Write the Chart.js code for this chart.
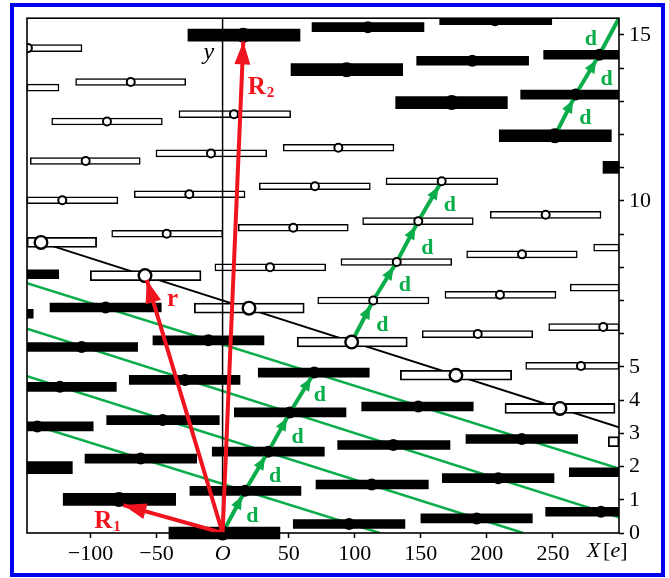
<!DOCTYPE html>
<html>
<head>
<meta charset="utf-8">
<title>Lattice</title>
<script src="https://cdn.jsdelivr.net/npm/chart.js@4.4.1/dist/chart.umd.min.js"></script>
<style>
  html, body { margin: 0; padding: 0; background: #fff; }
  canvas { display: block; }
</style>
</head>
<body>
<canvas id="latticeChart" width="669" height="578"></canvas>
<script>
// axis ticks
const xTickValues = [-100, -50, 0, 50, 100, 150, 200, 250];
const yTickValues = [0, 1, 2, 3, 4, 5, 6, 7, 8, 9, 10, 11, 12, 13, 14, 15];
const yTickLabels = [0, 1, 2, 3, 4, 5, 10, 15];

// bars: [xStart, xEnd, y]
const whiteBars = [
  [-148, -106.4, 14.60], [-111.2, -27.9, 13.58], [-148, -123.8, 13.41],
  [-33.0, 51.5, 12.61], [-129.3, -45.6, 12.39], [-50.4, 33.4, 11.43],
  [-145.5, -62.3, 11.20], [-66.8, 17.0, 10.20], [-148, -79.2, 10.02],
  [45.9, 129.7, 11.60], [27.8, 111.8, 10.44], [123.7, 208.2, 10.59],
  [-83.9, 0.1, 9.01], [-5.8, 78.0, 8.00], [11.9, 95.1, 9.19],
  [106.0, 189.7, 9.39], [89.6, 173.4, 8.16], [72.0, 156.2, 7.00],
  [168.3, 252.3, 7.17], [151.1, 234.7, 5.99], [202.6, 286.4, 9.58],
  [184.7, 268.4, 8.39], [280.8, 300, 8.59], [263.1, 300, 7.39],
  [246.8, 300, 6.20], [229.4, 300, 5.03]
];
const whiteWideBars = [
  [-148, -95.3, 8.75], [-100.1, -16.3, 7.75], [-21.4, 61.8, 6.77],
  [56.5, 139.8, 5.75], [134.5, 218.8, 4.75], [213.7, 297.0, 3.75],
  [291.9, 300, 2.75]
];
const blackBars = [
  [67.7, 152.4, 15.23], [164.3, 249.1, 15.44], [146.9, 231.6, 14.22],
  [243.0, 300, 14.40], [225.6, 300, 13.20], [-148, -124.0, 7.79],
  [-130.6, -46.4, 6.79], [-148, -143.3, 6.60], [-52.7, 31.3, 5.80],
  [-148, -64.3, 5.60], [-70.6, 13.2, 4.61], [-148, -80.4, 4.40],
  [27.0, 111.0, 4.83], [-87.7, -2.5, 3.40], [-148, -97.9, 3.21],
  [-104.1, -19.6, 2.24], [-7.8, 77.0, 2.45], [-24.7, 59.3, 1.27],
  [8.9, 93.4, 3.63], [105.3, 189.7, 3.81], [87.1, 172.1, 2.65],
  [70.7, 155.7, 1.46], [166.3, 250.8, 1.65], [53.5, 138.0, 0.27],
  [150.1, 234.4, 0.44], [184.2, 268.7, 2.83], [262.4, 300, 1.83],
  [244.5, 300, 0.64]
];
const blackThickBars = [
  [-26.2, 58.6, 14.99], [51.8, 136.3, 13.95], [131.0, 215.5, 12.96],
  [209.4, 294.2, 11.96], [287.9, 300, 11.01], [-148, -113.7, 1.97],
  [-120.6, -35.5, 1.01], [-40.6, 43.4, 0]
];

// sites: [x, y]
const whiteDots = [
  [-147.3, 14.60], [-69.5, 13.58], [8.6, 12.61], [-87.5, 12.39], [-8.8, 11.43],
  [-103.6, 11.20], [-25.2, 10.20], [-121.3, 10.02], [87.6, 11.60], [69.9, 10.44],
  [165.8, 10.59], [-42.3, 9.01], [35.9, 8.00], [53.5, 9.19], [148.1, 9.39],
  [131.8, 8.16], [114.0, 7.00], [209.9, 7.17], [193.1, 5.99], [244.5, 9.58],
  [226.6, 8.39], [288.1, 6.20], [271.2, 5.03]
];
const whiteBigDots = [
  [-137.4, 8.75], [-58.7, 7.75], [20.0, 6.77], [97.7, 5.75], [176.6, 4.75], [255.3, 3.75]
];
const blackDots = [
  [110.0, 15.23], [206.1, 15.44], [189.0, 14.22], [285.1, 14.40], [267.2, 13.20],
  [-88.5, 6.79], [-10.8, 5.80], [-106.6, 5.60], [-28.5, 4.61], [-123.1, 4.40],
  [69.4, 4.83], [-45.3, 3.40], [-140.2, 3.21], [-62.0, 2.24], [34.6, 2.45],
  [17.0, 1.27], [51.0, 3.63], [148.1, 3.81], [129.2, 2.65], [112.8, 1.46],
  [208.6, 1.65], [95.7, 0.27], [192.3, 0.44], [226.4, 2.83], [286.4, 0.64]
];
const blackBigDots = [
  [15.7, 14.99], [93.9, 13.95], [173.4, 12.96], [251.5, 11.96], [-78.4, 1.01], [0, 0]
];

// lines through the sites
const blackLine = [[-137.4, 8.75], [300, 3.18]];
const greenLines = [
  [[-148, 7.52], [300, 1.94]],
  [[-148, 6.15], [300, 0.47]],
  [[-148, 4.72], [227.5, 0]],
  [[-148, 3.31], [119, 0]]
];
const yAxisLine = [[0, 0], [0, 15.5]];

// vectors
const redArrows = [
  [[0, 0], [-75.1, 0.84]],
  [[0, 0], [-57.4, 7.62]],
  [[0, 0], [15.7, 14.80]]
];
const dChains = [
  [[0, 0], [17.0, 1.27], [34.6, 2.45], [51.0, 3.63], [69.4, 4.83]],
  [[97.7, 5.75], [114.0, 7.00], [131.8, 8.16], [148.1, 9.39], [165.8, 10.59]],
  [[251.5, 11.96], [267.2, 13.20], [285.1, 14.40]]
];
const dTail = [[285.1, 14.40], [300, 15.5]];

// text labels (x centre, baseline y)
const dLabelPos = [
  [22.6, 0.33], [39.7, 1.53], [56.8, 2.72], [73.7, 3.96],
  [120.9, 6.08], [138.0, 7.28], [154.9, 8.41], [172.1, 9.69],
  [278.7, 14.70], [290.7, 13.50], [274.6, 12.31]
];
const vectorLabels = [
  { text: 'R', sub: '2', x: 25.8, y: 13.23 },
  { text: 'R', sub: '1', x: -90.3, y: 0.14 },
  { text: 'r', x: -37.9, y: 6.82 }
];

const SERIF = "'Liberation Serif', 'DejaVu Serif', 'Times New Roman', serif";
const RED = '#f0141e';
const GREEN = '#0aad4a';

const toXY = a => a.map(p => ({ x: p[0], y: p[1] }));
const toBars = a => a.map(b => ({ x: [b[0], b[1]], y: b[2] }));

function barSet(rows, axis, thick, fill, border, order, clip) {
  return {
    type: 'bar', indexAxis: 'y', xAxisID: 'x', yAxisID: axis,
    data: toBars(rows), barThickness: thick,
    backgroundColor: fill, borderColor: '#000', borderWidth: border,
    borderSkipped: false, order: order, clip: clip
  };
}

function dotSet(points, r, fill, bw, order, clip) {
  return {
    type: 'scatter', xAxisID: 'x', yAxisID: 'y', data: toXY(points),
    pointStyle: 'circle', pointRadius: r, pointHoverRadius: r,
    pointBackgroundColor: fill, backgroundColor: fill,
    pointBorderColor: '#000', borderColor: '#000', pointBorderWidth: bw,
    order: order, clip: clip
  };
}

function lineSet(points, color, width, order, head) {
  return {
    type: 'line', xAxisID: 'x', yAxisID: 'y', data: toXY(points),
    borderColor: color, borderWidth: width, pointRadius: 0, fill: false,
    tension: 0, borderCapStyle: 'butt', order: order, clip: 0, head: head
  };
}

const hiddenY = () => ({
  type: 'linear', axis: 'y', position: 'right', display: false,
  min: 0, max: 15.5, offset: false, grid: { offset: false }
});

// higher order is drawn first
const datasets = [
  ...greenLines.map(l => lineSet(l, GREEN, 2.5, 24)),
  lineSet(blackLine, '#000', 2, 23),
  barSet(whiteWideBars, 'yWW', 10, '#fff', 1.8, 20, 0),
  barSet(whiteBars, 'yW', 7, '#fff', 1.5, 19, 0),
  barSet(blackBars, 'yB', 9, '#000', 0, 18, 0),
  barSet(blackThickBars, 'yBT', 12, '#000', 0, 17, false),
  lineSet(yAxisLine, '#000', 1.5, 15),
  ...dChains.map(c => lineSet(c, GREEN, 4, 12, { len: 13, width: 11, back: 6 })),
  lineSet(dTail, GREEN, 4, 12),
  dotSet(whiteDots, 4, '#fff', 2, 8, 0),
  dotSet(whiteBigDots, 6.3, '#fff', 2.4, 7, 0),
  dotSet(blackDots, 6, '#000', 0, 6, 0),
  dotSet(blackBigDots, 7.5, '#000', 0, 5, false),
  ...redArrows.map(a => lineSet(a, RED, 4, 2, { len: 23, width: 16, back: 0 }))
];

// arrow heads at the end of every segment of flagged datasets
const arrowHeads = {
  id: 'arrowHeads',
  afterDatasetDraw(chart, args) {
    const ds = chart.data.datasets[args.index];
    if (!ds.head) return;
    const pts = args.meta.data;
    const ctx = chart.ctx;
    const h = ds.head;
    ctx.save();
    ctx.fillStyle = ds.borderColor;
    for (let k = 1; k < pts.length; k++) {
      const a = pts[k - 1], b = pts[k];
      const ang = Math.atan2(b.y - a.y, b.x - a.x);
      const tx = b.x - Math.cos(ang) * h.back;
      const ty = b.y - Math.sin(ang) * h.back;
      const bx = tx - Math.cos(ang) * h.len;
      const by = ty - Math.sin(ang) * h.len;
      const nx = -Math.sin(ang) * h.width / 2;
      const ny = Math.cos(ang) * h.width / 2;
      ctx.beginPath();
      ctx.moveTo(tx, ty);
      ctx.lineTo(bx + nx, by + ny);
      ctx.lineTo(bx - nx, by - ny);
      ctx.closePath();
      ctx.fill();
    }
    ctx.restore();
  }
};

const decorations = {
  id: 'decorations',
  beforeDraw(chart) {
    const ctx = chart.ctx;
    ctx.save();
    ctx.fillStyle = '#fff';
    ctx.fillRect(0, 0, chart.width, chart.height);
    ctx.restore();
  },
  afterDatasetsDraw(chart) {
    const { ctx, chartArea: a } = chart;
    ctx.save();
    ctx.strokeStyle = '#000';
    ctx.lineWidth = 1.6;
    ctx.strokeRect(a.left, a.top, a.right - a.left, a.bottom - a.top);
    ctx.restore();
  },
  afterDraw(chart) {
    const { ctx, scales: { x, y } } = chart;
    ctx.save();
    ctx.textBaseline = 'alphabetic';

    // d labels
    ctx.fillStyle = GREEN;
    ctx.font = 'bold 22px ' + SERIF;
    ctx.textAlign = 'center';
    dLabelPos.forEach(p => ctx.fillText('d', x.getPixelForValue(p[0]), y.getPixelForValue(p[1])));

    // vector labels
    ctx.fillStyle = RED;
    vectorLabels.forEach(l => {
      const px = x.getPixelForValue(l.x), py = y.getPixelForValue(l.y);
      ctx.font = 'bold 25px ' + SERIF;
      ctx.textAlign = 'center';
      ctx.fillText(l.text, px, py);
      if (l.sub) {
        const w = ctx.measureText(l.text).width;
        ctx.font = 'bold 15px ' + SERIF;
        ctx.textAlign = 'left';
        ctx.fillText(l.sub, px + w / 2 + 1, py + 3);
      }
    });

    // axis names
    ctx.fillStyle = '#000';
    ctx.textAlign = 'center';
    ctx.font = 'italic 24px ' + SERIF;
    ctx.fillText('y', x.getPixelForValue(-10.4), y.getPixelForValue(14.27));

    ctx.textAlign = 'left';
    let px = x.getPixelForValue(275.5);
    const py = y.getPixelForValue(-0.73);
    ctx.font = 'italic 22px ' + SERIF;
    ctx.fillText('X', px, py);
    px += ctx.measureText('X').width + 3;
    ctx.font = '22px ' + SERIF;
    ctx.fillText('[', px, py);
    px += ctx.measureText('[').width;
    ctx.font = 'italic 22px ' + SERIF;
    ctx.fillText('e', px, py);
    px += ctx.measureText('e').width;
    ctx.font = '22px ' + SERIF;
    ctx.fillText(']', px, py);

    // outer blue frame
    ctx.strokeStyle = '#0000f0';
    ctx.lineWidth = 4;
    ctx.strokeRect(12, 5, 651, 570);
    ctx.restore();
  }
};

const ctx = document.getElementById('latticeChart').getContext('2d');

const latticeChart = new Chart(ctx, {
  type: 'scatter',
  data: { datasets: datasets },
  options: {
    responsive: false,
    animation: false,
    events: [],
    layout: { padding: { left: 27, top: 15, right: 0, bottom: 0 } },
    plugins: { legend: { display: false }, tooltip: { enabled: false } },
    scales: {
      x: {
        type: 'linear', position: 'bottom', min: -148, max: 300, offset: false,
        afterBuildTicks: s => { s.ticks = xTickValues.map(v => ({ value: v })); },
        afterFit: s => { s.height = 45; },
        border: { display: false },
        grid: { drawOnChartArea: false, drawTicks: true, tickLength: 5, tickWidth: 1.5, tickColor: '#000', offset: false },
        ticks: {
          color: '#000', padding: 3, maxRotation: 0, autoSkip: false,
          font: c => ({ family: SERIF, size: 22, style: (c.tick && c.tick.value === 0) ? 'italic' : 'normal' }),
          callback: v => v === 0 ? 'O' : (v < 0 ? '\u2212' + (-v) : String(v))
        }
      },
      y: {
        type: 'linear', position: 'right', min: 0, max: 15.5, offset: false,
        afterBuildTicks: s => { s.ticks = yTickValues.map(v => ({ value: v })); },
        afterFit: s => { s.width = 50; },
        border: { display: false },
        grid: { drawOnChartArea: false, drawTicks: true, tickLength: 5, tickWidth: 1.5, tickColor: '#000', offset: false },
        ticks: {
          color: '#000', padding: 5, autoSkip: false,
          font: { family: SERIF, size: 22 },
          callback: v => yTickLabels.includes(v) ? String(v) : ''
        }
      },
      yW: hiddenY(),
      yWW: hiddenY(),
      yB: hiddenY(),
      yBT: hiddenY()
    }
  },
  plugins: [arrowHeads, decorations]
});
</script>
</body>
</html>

-------

» Exercise aim: Restate exactly, please, only the lines between the start of the data and the line containing "const yTickLabels = [0, 1, 2, 3, 4, 5, 10, 15];", both ends included, skipping the pictures.

» Written answer:
Write the Chart.js code for this chart.
<!DOCTYPE html>
<html>
<head>
<meta charset="utf-8">
<title>Lattice</title>
<script src="https://cdn.jsdelivr.net/npm/chart.js@4.4.1/dist/chart.umd.min.js"></script>
<style>
  html, body { margin: 0; padding: 0; background: #fff; }
  canvas { display: block; }
</style>
</head>
<body>
<canvas id="latticeChart" width="669" height="578"></canvas>
<script>
// axis ticks
const xTickValues = [-100, -50, 0, 50, 100, 150, 200, 250];
const yTickValues = [0, 1, 2, 3, 4, 5, 6, 7, 8, 9, 10, 11, 12, 13, 14, 15];
const yTickLabels = [0, 1, 2, 3, 4, 5, 10, 15];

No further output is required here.